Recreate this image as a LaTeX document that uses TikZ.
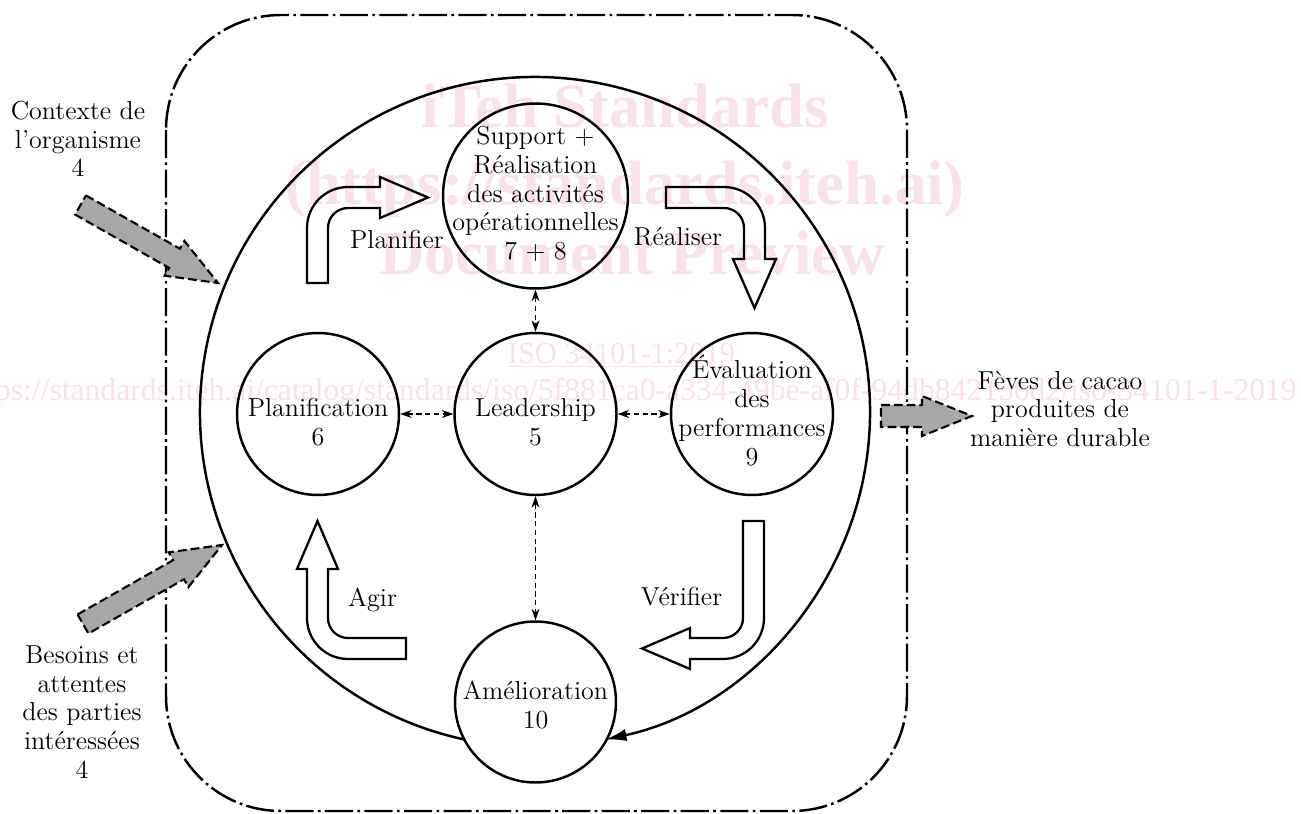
\documentclass[tikz,border=0pt]{standalone}
\usepackage{fontspec}
\newfontfamily\wmfont{Liberation Serif}
\usetikzlibrary{arrows.meta,calc}
\definecolor{arrowgray}{RGB}{166,168,166}
\definecolor{wmpink}{RGB}{250,224,232}

% grey block arrow from a tail coordinate to a tip coordinate
\newcommand\feedarrow[2]{%
  \draw[feed]
    ($(#1)!0.22cm!90:(#2)$)
    -- ($ ($(#2)!1cm!(#1)$) !0.22cm!90:(#2) $)
    -- ($ ($(#2)!1cm!(#1)$) !0.40cm!90:(#2) $)
    -- (#2)
    -- ($ ($(#2)!1cm!(#1)$) !0.40cm!-90:(#2) $)
    -- ($ ($(#2)!1cm!(#1)$) !0.22cm!-90:(#2) $)
    -- ($(#1)!0.22cm!-90:(#2)$) -- cycle;}

\begin{document}
\begin{tikzpicture}[x=0.02cm,y=-0.02cm,
  circ/.style={circle,draw,line width=1.4pt,inner sep=0pt},
  lbl/.style={font=\fontsize{14.8}{16.4}\selectfont,align=center,inner sep=0pt},
  hollow/.style={draw,line width=1.3pt,line join=miter},
  dbl/.style={line width=0.6pt,dash pattern=on 3pt off 2pt,
    {Stealth[length=6.5pt,width=4.5pt]}-{Stealth[length=6.5pt,width=4.5pt]}},
  frame/.style={line width=1.4pt,dash pattern=on 16pt off 2.5pt on 1.5pt off 2.5pt},
  feed/.style={draw,line width=1.2pt,dash pattern=on 5pt off 2.3pt,fill=arrowgray,line join=miter},
  loop/.style={line width=1.4pt,-{Latex[length=12pt,width=7pt]}},
  wm/.style={text=wmpink,inner sep=0pt},
  wmbig/.style={wm,font=\wmfont\bfseries\fontsize{35.7}{40}\selectfont,anchor=base}]

\useasboundingbox (0,0) rectangle (1301,814);

% preview stamp in the background
\begin{scope}
  \clip (0,0) rectangle (1301,814);
  \node[wmbig] (wm1) at (625.5,128) {iTeh Standards};
  \node[wmbig] (wm2) at (625,205) {(https://standards.iteh.ai)};
  \node[wmbig] (wm3) at (632,275) {Document Preview};
  \node[wm,font=\wmfont\fontsize{17.3}{20}\selectfont,anchor=base] (wm4) at (621.5,363) {\underline{ISO 34101-1:2019}};
  \node[wm,font=\wmfont\fontsize{18}{20}\selectfont,anchor=base east] (wm5) at (1297,400)
    {https://standards.iteh.ai/catalog/standards/iso/5f881ca0-a334-49be-af0f-94db842156d2/iso-34101-1-2019};
\end{scope}

% organisation boundary
\draw[frame,rounded corners=2.3cm] (166,15) rectangle (907,811);

% clause circles
\node[circ,minimum size=3.7cm]  (sup)  at (535.5,196) {};
\node[circ,minimum size=3.24cm] (lead) at (535.5,414) {};
\node[circ,minimum size=3.24cm] (plan) at (318,414) {};
\node[circ,minimum size=3.24cm] (eval) at (752,414) {};
\node[circ,minimum size=3.22cm] (amel) at (535.5,702) {};

\node[lbl] (supt)  at (535.5,194) {Support +\\Réalisation\\des activités\\opérationnelles\\7 + 8};
\node[lbl] (leadt) at (535.5,422) {Leadership\\5};
\node[lbl] (plant) at (318,422) {Planification\\6};
\node[lbl] (evalt) at (752,410.5) {Évaluation\\des\\performances\\9};
\node[lbl] (amelt) at (535.5,705) {Amélioration\\10};

% links with leadership
\draw[dbl] (sup.south) -- (lead.north);
\draw[dbl] (lead.south) -- (amel.north);
\draw[dbl] (plan.east) -- (lead.west);
\draw[dbl] (lead.east) -- (eval.west);

% PDCA loop around the circles
\coordinate (ctr) at (535,412);
\draw[loop] ($(ctr)+(102.15:335)$) arc[start angle=102.15,end angle=437.85,radius=335];

% Plan-Do-Check-Act bent arrows
\draw[hollow] (307,283) -- (307,228) arc[start angle=180,end angle=270,radius=41]
  -- (380,187) -- (380,177) -- (428,197.5) -- (380,218) -- (380,208) -- (348,208)
  arc[start angle=270,end angle=180,radius=20] -- (328,283) -- cycle;
\draw[hollow] (666,187) -- (724,187) arc[start angle=270,end angle=360,radius=41]
  -- (765,259) -- (776,259) -- (754.5,308) -- (733,259) -- (744,259) -- (744,228)
  arc[start angle=360,end angle=270,radius=20] -- (666,208) -- cycle;
\draw[hollow] (743,521) -- (764,521) -- (764,618) arc[start angle=0,end angle=90,radius=41]
  -- (690,659) -- (690,669) -- (642,648.5) -- (690,628) -- (690,638) -- (723,638)
  arc[start angle=90,end angle=0,radius=20] -- cycle;
\draw[hollow] (406,638) -- (348,638) arc[start angle=90,end angle=180,radius=20]
  -- (328,569) -- (338,569) -- (317.5,521) -- (297,569) -- (307,569) -- (307,618)
  arc[start angle=180,end angle=90,radius=41] -- (406,659) -- cycle;

\node[lbl] (planifier) at (397,239.3) {Planifier};
\node[lbl] (realiser)  at (678,237) {Réaliser};
\node[lbl] (agir)      at (372.5,600) {Agir};
\node[lbl] (verifier)  at (681.5,597) {Vérifier};

% inputs and output
\coordinate (ctxtail) at (80.5,205);
\coordinate (ctxtip)  at (218,283);
\coordinate (bestail) at (83,624);
\coordinate (bestip)  at (222,545);
\coordinate (fevtail) at (881,416);
\coordinate (fevtip)  at (972,416);
\feedarrow{ctxtail}{ctxtip}
\feedarrow{bestail}{bestip}
\feedarrow{fevtail}{fevtip}

\node[lbl] (contexte) at (78,139) {Contexte de\\l’organisme\\4};
\node[lbl] (besoins)  at (82,712) {Besoins et\\attentes\\des parties\\intéressées\\4};
\node[lbl] (feves)    at (1060,409) {Fèves de cacao\\produites de\\manière durable};
\end{tikzpicture}
\end{document}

- _PROBLEM TO WORK ON_
Repeat the listing in full and exactly. Leave any pictures out.

- _EXERCISE RESULT_
Recreate this image as a LaTeX document that uses TikZ.
\documentclass[tikz,border=0pt]{standalone}
\usepackage{fontspec}
\newfontfamily\wmfont{Liberation Serif}
\usetikzlibrary{arrows.meta,calc}
\definecolor{arrowgray}{RGB}{166,168,166}
\definecolor{wmpink}{RGB}{250,224,232}

% grey block arrow from a tail coordinate to a tip coordinate
\newcommand\feedarrow[2]{%
  \draw[feed]
    ($(#1)!0.22cm!90:(#2)$)
    -- ($ ($(#2)!1cm!(#1)$) !0.22cm!90:(#2) $)
    -- ($ ($(#2)!1cm!(#1)$) !0.40cm!90:(#2) $)
    -- (#2)
    -- ($ ($(#2)!1cm!(#1)$) !0.40cm!-90:(#2) $)
    -- ($ ($(#2)!1cm!(#1)$) !0.22cm!-90:(#2) $)
    -- ($(#1)!0.22cm!-90:(#2)$) -- cycle;}

\begin{document}
\begin{tikzpicture}[x=0.02cm,y=-0.02cm,
  circ/.style={circle,draw,line width=1.4pt,inner sep=0pt},
  lbl/.style={font=\fontsize{14.8}{16.4}\selectfont,align=center,inner sep=0pt},
  hollow/.style={draw,line width=1.3pt,line join=miter},
  dbl/.style={line width=0.6pt,dash pattern=on 3pt off 2pt,
    {Stealth[length=6.5pt,width=4.5pt]}-{Stealth[length=6.5pt,width=4.5pt]}},
  frame/.style={line width=1.4pt,dash pattern=on 16pt off 2.5pt on 1.5pt off 2.5pt},
  feed/.style={draw,line width=1.2pt,dash pattern=on 5pt off 2.3pt,fill=arrowgray,line join=miter},
  loop/.style={line width=1.4pt,-{Latex[length=12pt,width=7pt]}},
  wm/.style={text=wmpink,inner sep=0pt},
  wmbig/.style={wm,font=\wmfont\bfseries\fontsize{35.7}{40}\selectfont,anchor=base}]

\useasboundingbox (0,0) rectangle (1301,814);

% preview stamp in the background
\begin{scope}
  \clip (0,0) rectangle (1301,814);
  \node[wmbig] (wm1) at (625.5,128) {iTeh Standards};
  \node[wmbig] (wm2) at (625,205) {(https://standards.iteh.ai)};
  \node[wmbig] (wm3) at (632,275) {Document Preview};
  \node[wm,font=\wmfont\fontsize{17.3}{20}\selectfont,anchor=base] (wm4) at (621.5,363) {\underline{ISO 34101-1:2019}};
  \node[wm,font=\wmfont\fontsize{18}{20}\selectfont,anchor=base east] (wm5) at (1297,400)
    {https://standards.iteh.ai/catalog/standards/iso/5f881ca0-a334-49be-af0f-94db842156d2/iso-34101-1-2019};
\end{scope}

% organisation boundary
\draw[frame,rounded corners=2.3cm] (166,15) rectangle (907,811);

% clause circles
\node[circ,minimum size=3.7cm]  (sup)  at (535.5,196) {};
\node[circ,minimum size=3.24cm] (lead) at (535.5,414) {};
\node[circ,minimum size=3.24cm] (plan) at (318,414) {};
\node[circ,minimum size=3.24cm] (eval) at (752,414) {};
\node[circ,minimum size=3.22cm] (amel) at (535.5,702) {};

\node[lbl] (supt)  at (535.5,194) {Support +\\Réalisation\\des activités\\opérationnelles\\7 + 8};
\node[lbl] (leadt) at (535.5,422) {Leadership\\5};
\node[lbl] (plant) at (318,422) {Planification\\6};
\node[lbl] (evalt) at (752,410.5) {Évaluation\\des\\performances\\9};
\node[lbl] (amelt) at (535.5,705) {Amélioration\\10};

% links with leadership
\draw[dbl] (sup.south) -- (lead.north);
\draw[dbl] (lead.south) -- (amel.north);
\draw[dbl] (plan.east) -- (lead.west);
\draw[dbl] (lead.east) -- (eval.west);

% PDCA loop around the circles
\coordinate (ctr) at (535,412);
\draw[loop] ($(ctr)+(102.15:335)$) arc[start angle=102.15,end angle=437.85,radius=335];

% Plan-Do-Check-Act bent arrows
\draw[hollow] (307,283) -- (307,228) arc[start angle=180,end angle=270,radius=41]
  -- (380,187) -- (380,177) -- (428,197.5) -- (380,218) -- (380,208) -- (348,208)
  arc[start angle=270,end angle=180,radius=20] -- (328,283) -- cycle;
\draw[hollow] (666,187) -- (724,187) arc[start angle=270,end angle=360,radius=41]
  -- (765,259) -- (776,259) -- (754.5,308) -- (733,259) -- (744,259) -- (744,228)
  arc[start angle=360,end angle=270,radius=20] -- (666,208) -- cycle;
\draw[hollow] (743,521) -- (764,521) -- (764,618) arc[start angle=0,end angle=90,radius=41]
  -- (690,659) -- (690,669) -- (642,648.5) -- (690,628) -- (690,638) -- (723,638)
  arc[start angle=90,end angle=0,radius=20] -- cycle;
\draw[hollow] (406,638) -- (348,638) arc[start angle=90,end angle=180,radius=20]
  -- (328,569) -- (338,569) -- (317.5,521) -- (297,569) -- (307,569) -- (307,618)
  arc[start angle=180,end angle=90,radius=41] -- (406,659) -- cycle;

\node[lbl] (planifier) at (397,239.3) {Planifier};
\node[lbl] (realiser)  at (678,237) {Réaliser};
\node[lbl] (agir)      at (372.5,600) {Agir};
\node[lbl] (verifier)  at (681.5,597) {Vérifier};

% inputs and output
\coordinate (ctxtail) at (80.5,205);
\coordinate (ctxtip)  at (218,283);
\coordinate (bestail) at (83,624);
\coordinate (bestip)  at (222,545);
\coordinate (fevtail) at (881,416);
\coordinate (fevtip)  at (972,416);
\feedarrow{ctxtail}{ctxtip}
\feedarrow{bestail}{bestip}
\feedarrow{fevtail}{fevtip}

\node[lbl] (contexte) at (78,139) {Contexte de\\l’organisme\\4};
\node[lbl] (besoins)  at (82,712) {Besoins et\\attentes\\des parties\\intéressées\\4};
\node[lbl] (feves)    at (1060,409) {Fèves de cacao\\produites de\\manière durable};
\end{tikzpicture}
\end{document}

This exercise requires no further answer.